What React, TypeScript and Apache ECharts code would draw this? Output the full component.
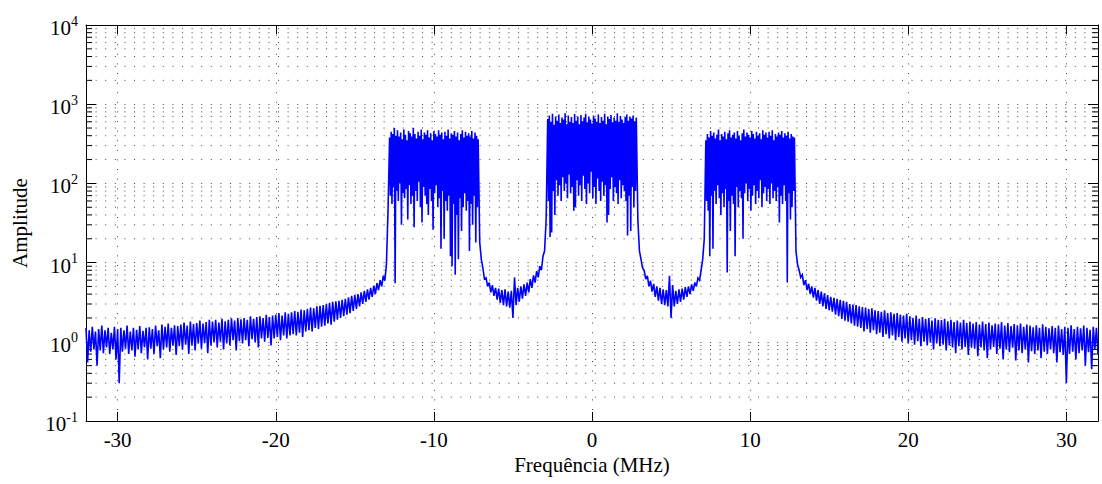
import React, { useEffect, useRef } from 'react';
import * as echarts from 'echarts';

// ---- axis settings ----
const X_MIN = -32;
const X_MAX = 32;
const Y_MIN = 0.1;
const Y_MAX = 10000;

// minor (2..9 per decade) gridline values
const minorTickValues = [
  0.2, 0.3, 0.4, 0.5, 0.6, 0.7, 0.8, 0.9,
  2, 3, 4, 5, 6, 7, 8, 9,
  20, 30, 40, 50, 60, 70, 80, 90,
  200, 300, 400, 500, 600, 700, 800, 900,
  2000, 3000, 4000, 5000, 6000, 7000, 8000, 9000,
];

// ---- spectrum data (amplitude) ----
// start frequency (MHz) and sample spacing (MHz) of each segment
const segStarts = [-32.0, -12.8, -7.1, -2.8, 2.9, 7.2, 12.9];
const segSteps = [0.1, 0.05, 0.1, 0.05, 0.1, 0.05, 0.1];

// -32.0 .. -12.9 (step 0.1)
const floorLeft = [
  1.5, 0.55, 1.4, 0.75, 1.55, 0.8, 1.35, 0.5, 1.45, 0.78,
  1.6, 0.72, 1.4, 0.85, 1.5, 0.7, 1.3, 0.8, 1.55, 0.6,
  1.45, 0.3, 1.5, 0.75, 1.4, 0.82, 1.6, 0.7, 1.35, 0.78,
  1.5, 0.65, 1.42, 0.8, 1.58, 0.72, 1.38, 0.85, 1.5, 0.6,
  1.52, 0.82, 1.45, 0.7, 1.6, 0.88, 1.4, 0.62, 1.65, 0.8,
  1.55, 0.85, 1.7, 0.75, 1.5, 0.9, 1.62, 0.68, 1.58, 0.88,
  1.65, 0.8, 1.75, 0.92, 1.6, 0.7, 1.8, 0.9, 1.68, 0.78,
  1.72, 0.95, 1.85, 0.82, 1.7, 0.96, 1.78, 0.72, 1.9, 0.9,
  1.8, 0.98, 1.9, 0.85, 1.75, 1.0, 1.95, 0.8, 1.82, 0.95,
  1.9, 0.9, 1.98, 1.05, 1.85, 0.78, 2.0, 1.02, 1.92, 0.95,
  2.0, 1.05, 1.9, 0.88, 2.1, 1.08, 1.95, 0.98, 2.05, 0.85,
  2.1, 1.1, 2.0, 1.0, 2.2, 1.12, 2.05, 0.9, 2.15, 1.1,
  2.2, 1.15, 2.3, 1.05, 2.15, 1.2, 2.35, 1.1, 2.25, 1.2,
  2.35, 1.25, 2.45, 1.2, 2.4, 1.3, 2.55, 1.15, 2.5, 1.35,
  2.6, 1.4, 2.7, 1.35, 2.65, 1.5, 2.8, 1.45, 2.85, 1.55,
  2.9, 1.6, 3.0, 1.7, 3.1, 1.65, 3.2, 1.8, 3.25, 1.9,
  3.3, 2.0, 3.4, 2.1, 3.5, 2.2, 3.65, 2.3, 3.8, 2.45,
  3.9, 2.6, 4.0, 2.8, 4.2, 3.0, 4.4, 3.2, 4.6, 3.4,
  4.8, 3.7, 5.1, 4.0, 5.5, 4.5, 6.0, 5.0, 6.8, 5.9,
  9.5, 45,
];

// -12.80 .. -7.20 (step 0.05)
const bandLeft = [
  380, 70, 450, 55, 420, 90, 500, 5.5, 400, 80,
  470, 60, 390, 100, 440, 30, 360, 75, 480, 65,
  410, 85, 350, 35, 460, 95, 430, 55, 390, 70,
  500, 28, 420, 80, 370, 60, 450, 105, 400, 50,
  480, 32, 360, 90, 440, 70, 410, 55, 470, 40,
  380, 85, 430, 60, 350, 26, 460, 75, 420, 95,
  390, 50, 470, 65, 410, 15, 440, 80, 360, 20,
  450, 60, 400, 45, 480, 70, 370, 12, 430, 9,
  410, 55, 460, 7, 390, 40, 440, 11, 350, 65,
  420, 25, 470, 50, 380, 75, 450, 45, 400, 60,
  430, 14, 390, 55, 460, 30, 370, 70, 440, 18,
  400, 50, 360,
];

// -7.1 .. -2.9 (step 0.1)
const gapLeft = [
  18, 11,
  8.5, 6.2, 6.4, 5.0, 5.6, 4.2, 5.2, 3.8, 4.8, 3.4,
  4.7, 3.1, 4.5, 2.9, 4.6, 2.8, 4.3, 2.7, 4.4, 2.0,
  6.5, 2.9, 4.8, 3.2, 5.0, 3.5, 5.3, 3.8, 5.6, 4.2,
  6.2, 4.8, 6.9, 5.6, 7.8, 6.5, 9.0, 8.0, 12, 14,
  35,
];

// -2.80 .. 2.80 (step 0.05)
const bandCenter = [
  650, 60, 720, 21, 600, 24, 760, 80, 550, 40,
  700, 110, 620, 70, 740, 95, 580, 60, 680, 120,
  640, 80, 770, 100, 560, 65, 720, 130, 600, 75,
  690, 90, 580, 45, 750, 50, 620, 110, 700, 70,
  560, 95, 730, 60, 610, 125, 680, 85, 760, 55,
  590, 100, 700, 75, 640, 140, 570, 65, 720, 90,
  660, 55, 600, 115, 740, 80, 580, 60, 690, 105,
  620, 70, 760, 95, 560, 32, 700, 40, 650, 85,
  730, 120, 590, 60, 680, 90, 620, 75, 770, 55,
  600, 110, 710, 65, 640, 95, 580, 80, 690, 60,
  740, 22, 620, 70, 700, 25, 660, 90, 720, 50,
  610, 80, 680,
];

// 2.9 .. 7.1 (step 0.1)
const gapRight = [
  35, 14, 11, 8.5, 8.0, 6.2, 6.8, 5.0, 5.9, 4.3,
  5.4, 3.7, 5.0, 3.3, 4.8, 3.0, 4.6, 2.9, 4.5, 2.8,
  6.8, 2.0, 5.2, 2.8, 4.4, 3.0, 4.6, 3.2, 4.7, 3.4,
  4.9, 3.7, 5.0, 4.0, 5.3, 4.4, 5.6, 5.0, 6.4, 6.0,
  8.0, 11, 20,
];

// 7.20 .. 12.80 (step 0.05)
const bandRight = [
  350, 60, 420, 45, 380, 12, 460, 70, 400, 15,
  440, 80, 370, 55, 410, 95, 480, 65, 350, 40,
  420, 75, 390, 50, 450, 85, 360, 7.5, 430, 60,
  470, 25, 380, 70, 410, 55, 440, 12, 370, 90,
  460, 50, 400, 80, 350, 65, 430, 20, 480, 75,
  390, 100, 440, 60, 410, 85, 380, 45, 460, 70,
  420, 95, 370, 55, 450, 80, 400, 65, 430, 110,
  360, 50, 470, 75, 410, 90, 440, 60, 380, 85,
  450, 55, 400, 100, 470, 65, 350, 80, 420, 60,
  390, 90, 440, 32, 410, 70, 460, 55, 380, 95,
  430, 60, 400, 5.6, 450, 75, 370, 35, 420, 50,
  390, 80, 380,
];

// 12.9 .. 32.0 (step 0.1)
const floorRight = [
  14, 9.5, 8.0, 6.5, 7.0, 5.2, 6.0, 4.5, 5.4, 4.0, 5.0, 3.6,
  4.8, 3.3, 4.5, 3.0, 4.3, 2.8, 4.1, 2.6, 3.9, 2.5,
  3.7, 2.4, 3.6, 2.2, 3.5, 2.1, 3.4, 1.95, 3.3, 1.85,
  3.2, 1.8, 3.0, 1.7, 2.95, 1.6, 2.9, 1.55, 2.8, 1.5,
  2.75, 1.35, 2.7, 1.45, 2.6, 1.3, 2.65, 1.4, 2.5, 1.25,
  2.45, 1.3, 2.4, 1.15, 2.5, 1.25, 2.3, 1.1, 2.35, 1.2,
  2.25, 1.05, 2.3, 1.15, 2.2, 1.0, 2.15, 1.1, 2.25, 0.95,
  2.1, 1.05, 2.0, 0.92, 2.15, 1.02, 1.95, 0.88, 2.05, 1.0,
  1.95, 0.9, 2.0, 0.98, 1.85, 0.8, 1.98, 0.95, 1.9, 0.88,
  1.88, 0.92, 1.95, 0.78, 1.82, 0.9, 1.9, 0.85, 1.78, 0.72,
  1.85, 0.88, 1.75, 0.8, 1.9, 0.86, 1.72, 0.68, 1.8, 0.84,
  1.7, 0.82, 1.78, 0.66, 1.65, 0.85, 1.8, 0.78, 1.68, 0.62,
  1.75, 0.8, 1.62, 0.86, 1.7, 0.7, 1.66, 0.82, 1.78, 0.6,
  1.6, 0.8, 1.72, 0.74, 1.58, 0.84, 1.68, 0.58, 1.62, 0.78,
  1.7, 0.72, 1.55, 0.8, 1.65, 0.55, 1.6, 0.76, 1.52, 0.7,
  1.62, 0.78, 1.5, 0.62, 1.66, 0.75, 1.55, 0.7, 1.48, 0.8,
  1.58, 0.72, 1.5, 0.55, 1.6, 0.74, 1.45, 0.68, 1.55, 0.3,
  1.5, 0.7, 1.62, 0.75, 1.45, 0.6, 1.55, 0.72, 1.48, 0.78,
  1.6, 0.5, 1.5, 0.74, 1.42, 0.45, 1.55, 0.8, 1.5, 0.7,
];

const segments = [floorLeft, bandLeft, gapLeft, bandCenter, gapRight, bandRight, floorRight];

const FONT = 'Liberation Serif';
const GRID_COLOR = '#444';
const GRID_DASH = [1, 8.6];

function buildSpectrum(): [number, number][] {
  const pts: [number, number][] = [];
  segments.forEach((vals, s) => {
    vals.forEach((v, i) => {
      const f = Math.round((segStarts[s] + i * segSteps[s]) * 100) / 100;
      pts.push([f, v]);
    });
  });
  return pts;
}

export default function App() {
  const ref = useRef<HTMLDivElement>(null);
  useEffect(() => {
    document.body.style.margin = '0';
    const chart = echarts.init(ref.current!, null, { renderer: 'svg' });
    const axisLineStyle = { color: '#000', width: 1 };
    const option: any = {
      animation: false,
      backgroundColor: '#fff',
      textStyle: { fontFamily: FONT },
      grid: { left: 86, right: 4, top: 25, bottom: 63, containLabel: false },
      xAxis: [
        {
          type: 'value',
          min: X_MIN,
          max: X_MAX,
          splitNumber: 6,
          name: 'Frequência (MHz)',
          nameLocation: 'middle',
          nameGap: 33,
          nameTextStyle: { fontFamily: FONT, fontSize: 21, color: '#000' },
          axisLine: { show: true, onZero: false, lineStyle: axisLineStyle },
          axisTick: { show: true, inside: true, length: 9, lineStyle: axisLineStyle },
          axisLabel: {
            fontFamily: FONT,
            fontSize: 21,
            color: '#000',
            margin: 8,
            formatter: (v: number) => (Math.abs(v % 10) < 1e-9 ? String(v) : ''),
          },
          splitLine: { show: true, lineStyle: { color: GRID_COLOR, type: GRID_DASH, width: 1 } },
        },
        {
          type: 'value',
          position: 'top',
          min: X_MIN,
          max: X_MAX,
          splitNumber: 6,
          axisLine: { show: true, onZero: false, lineStyle: axisLineStyle },
          axisTick: { show: true, inside: true, length: 9, lineStyle: axisLineStyle },
          axisLabel: { show: false },
          splitLine: { show: false },
        },
      ],
      yAxis: [
        {
          type: 'log',
          logBase: 10,
          min: Y_MIN,
          max: Y_MAX,
          name: 'Amplitude',
          nameLocation: 'middle',
          nameGap: 56,
          nameTextStyle: { fontFamily: FONT, fontSize: 21, color: '#000' },
          axisLine: { show: true, onZero: false, lineStyle: axisLineStyle },
          axisTick: { show: true, inside: true, length: 10, lineStyle: axisLineStyle },
          axisLabel: {
            fontFamily: FONT,
            color: '#000',
            margin: 8,
            formatter: (v: number) => `{b|10}{e|${Math.round(Math.log10(v))}}`,
            rich: {
              b: { fontFamily: FONT, fontSize: 21, color: '#000', padding: [6, 0, 0, 0] },
              e: { fontFamily: FONT, fontSize: 14, color: '#000', padding: [0, 0, 8, 0] },
            },
          },
          splitLine: { show: true, lineStyle: { color: GRID_COLOR, type: GRID_DASH, width: 1 } },
        },
        {
          type: 'log',
          logBase: 10,
          position: 'right',
          min: Y_MIN,
          max: Y_MAX,
          axisLine: { show: true, onZero: false, lineStyle: axisLineStyle },
          axisTick: { show: true, inside: true, length: 10, lineStyle: axisLineStyle },
          axisLabel: { show: false },
          splitLine: { show: false },
        },
      ],
      series: [
        {
          type: 'custom',
          xAxisIndex: 0,
          yAxisIndex: 0,
          silent: true,
          z: 1,
          data: minorTickValues.map((v) => [X_MIN, v]),
          encode: { x: 0, y: 1 },
          renderItem: (_params: any, api: any) => {
            const v = api.value(1);
            const l = api.coord([X_MIN, v]);
            const r = api.coord([X_MAX, v]);
            return {
              type: 'group',
              children: [
                {
                  type: 'line',
                  shape: { x1: l[0], y1: l[1], x2: r[0], y2: r[1] },
                  style: { stroke: GRID_COLOR, lineWidth: 1, lineDash: GRID_DASH },
                },
                {
                  type: 'line',
                  shape: { x1: l[0], y1: l[1], x2: l[0] + 6, y2: l[1] },
                  style: { stroke: '#000', lineWidth: 1 },
                },
                {
                  type: 'line',
                  shape: { x1: r[0] - 6, y1: r[1], x2: r[0], y2: r[1] },
                  style: { stroke: '#000', lineWidth: 1 },
                },
              ],
            };
          },
        },
        {
          type: 'line',
          xAxisIndex: 0,
          yAxisIndex: 0,
          z: 3,
          data: buildSpectrum(),
          showSymbol: false,
          symbol: 'none',
          lineStyle: { color: '#0000ff', width: 1.6, join: 'miter', miterLimit: 3 },
          itemStyle: { color: '#0000ff' },
        },
      ],
    };
    chart.setOption(option);
    return () => chart.dispose();
  }, []);
  return <div ref={ref} style={{ width: 1102, height: 484 }} />;
}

Challenge –
Give again exactly the lines running from the beginning of the material above through the line that contains "const segSteps = [0.1, 0.05, 0.1, 0.05, 0.1, 0.05, 0.1];", and leave out every picture.

The completed task –
What React, TypeScript and Apache ECharts code would draw this? Output the full component.
import React, { useEffect, useRef } from 'react';
import * as echarts from 'echarts';

// ---- axis settings ----
const X_MIN = -32;
const X_MAX = 32;
const Y_MIN = 0.1;
const Y_MAX = 10000;

// minor (2..9 per decade) gridline values
const minorTickValues = [
  0.2, 0.3, 0.4, 0.5, 0.6, 0.7, 0.8, 0.9,
  2, 3, 4, 5, 6, 7, 8, 9,
  20, 30, 40, 50, 60, 70, 80, 90,
  200, 300, 400, 500, 600, 700, 800, 900,
  2000, 3000, 4000, 5000, 6000, 7000, 8000, 9000,
];

// ---- spectrum data (amplitude) ----
// start frequency (MHz) and sample spacing (MHz) of each segment
const segStarts = [-32.0, -12.8, -7.1, -2.8, 2.9, 7.2, 12.9];
const segSteps = [0.1, 0.05, 0.1, 0.05, 0.1, 0.05, 0.1];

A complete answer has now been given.